If you have the YN 560IV speed-lights and the YN560-TX transmitter you will have the best of both worlds as you can use them all in conjunction with each other.
Each shutter release (RF-603N) acts as both a transmitter and a receiver.
Attaching one to the camera (via the very short cord) will allow you to trigger the shutter with that trigger.
If you want to trigger it from further away (highly likely) you need two units as follows.
Attach the first to the camera using the cord and seat it in the camera hot shoe. Switch it on. This now becomes your receiver and you can use the 2nd RF-603N from up to 100 meters away to trigger the camera. The 2nd unit becomes the transmitter sending a signal to the one board one to fire the camera.
With the remote shutter attached this way you can add the flash controller/transmitter (YN-560TX) to the top of the remote shutter by means of the built-in hots on the shutter release.
See photo right- showing all units connected
All this kit fits very comfortably in my bag and is quick and easy to assemble and use.

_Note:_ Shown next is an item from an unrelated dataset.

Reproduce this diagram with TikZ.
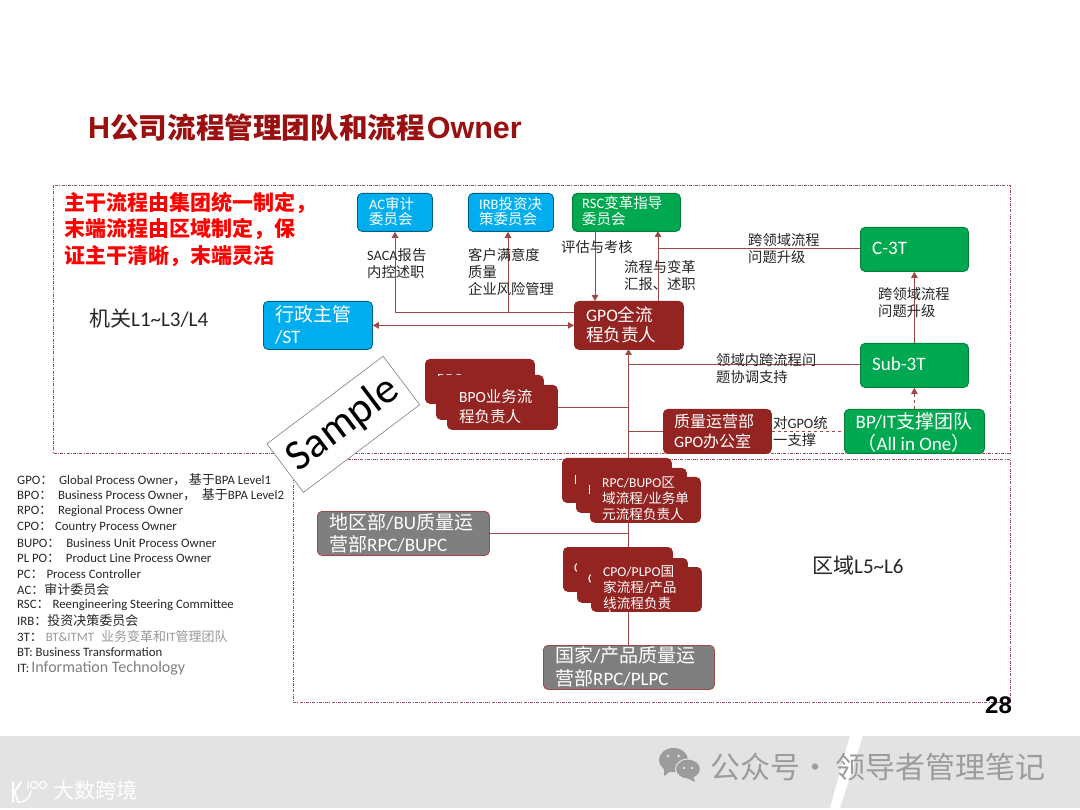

With a few additional accessories in the shape of light stands, umbrellas, a soft-box and reflectors this simple set-up serves me well in my current home studio and whenever I am out in the field.
Photography Lighting Kit Summing it Up
Researching a photography lighting kit for myself was very interesting and I came across a wide variety of options for my proposed new studio.
I spoke to a number of lighting experts, visited a few studios, tried out a few lights and generally learned quite a bit.
While looking for studio lights I also researched speed-lights and was not surprised to find that my existing speed-lights are truly one of the best options available and much cheaper than anything I came across.
For the studio lights all I can say is WOW!
There has to be a winner and sadly there are also losers.
Some great kits were left out for one or other reason – maybe I will do a post on the other kits that I really liked.
The biggest thing I noticed was that the low-powered models, while being cheaper, just don’t cut the mustard.
For just a few dollars more you get a heck of a lot more light and functionality.
The Godox AD400Pro strobe lights recommended here are excellent value for money and will give you continual excellent service for a long time to come.
Don’t forget to check out what other people say about my recommendations and keep an eye out for deals on Amazon and elsewhere.
Get more info on the Godox AD400Pro here.
Get more info on the Yongnuo 560IV here.
And then finally – why not tell me your thoughts, the lighting you use and what you have on your bucket list in the comments below
I’d love to hear from you …
Until next time – let’s light up the world and record it for future generations.
2 thoughts on “Photography Lighting Kit – which one is for you?”
Wow! There is a lot more to lighting than I realised! Thank you for sharing all this information, Lawrence.
I am not a photographer but I am an online marketer and need lighting for my YouTube videos. To keep things simple, I shall be shooting the bulk of my videos in my office and home, both have off-white walls and ceilings thankfully! Due to budget constraints, I shall be sticking to the basic tools of a webcam and or mobile phone for now (I know, you’re probably cringing, sorry). But I know where to visit when I have the budget available for the “recording studio” 🙂
Really appreciate the time you have taken to share your knowledge. Thank you very much.
Me cringe? I don’t cringe easily. 🙂
It’s ironic you bring up lighting for videos because in my research for photography lighting kits I came across several continuous lighting kits that were specifically geared towards videography. Watch this space as I will revisit those lights and do a review on them.
I also came across a lot of starter photography light kits that had fabulous reviews and were a lot less expensive. I’m going to do some more research into those and see what I can recommend to others on a budget.
All the best with your online business – videos are definitely the way to go.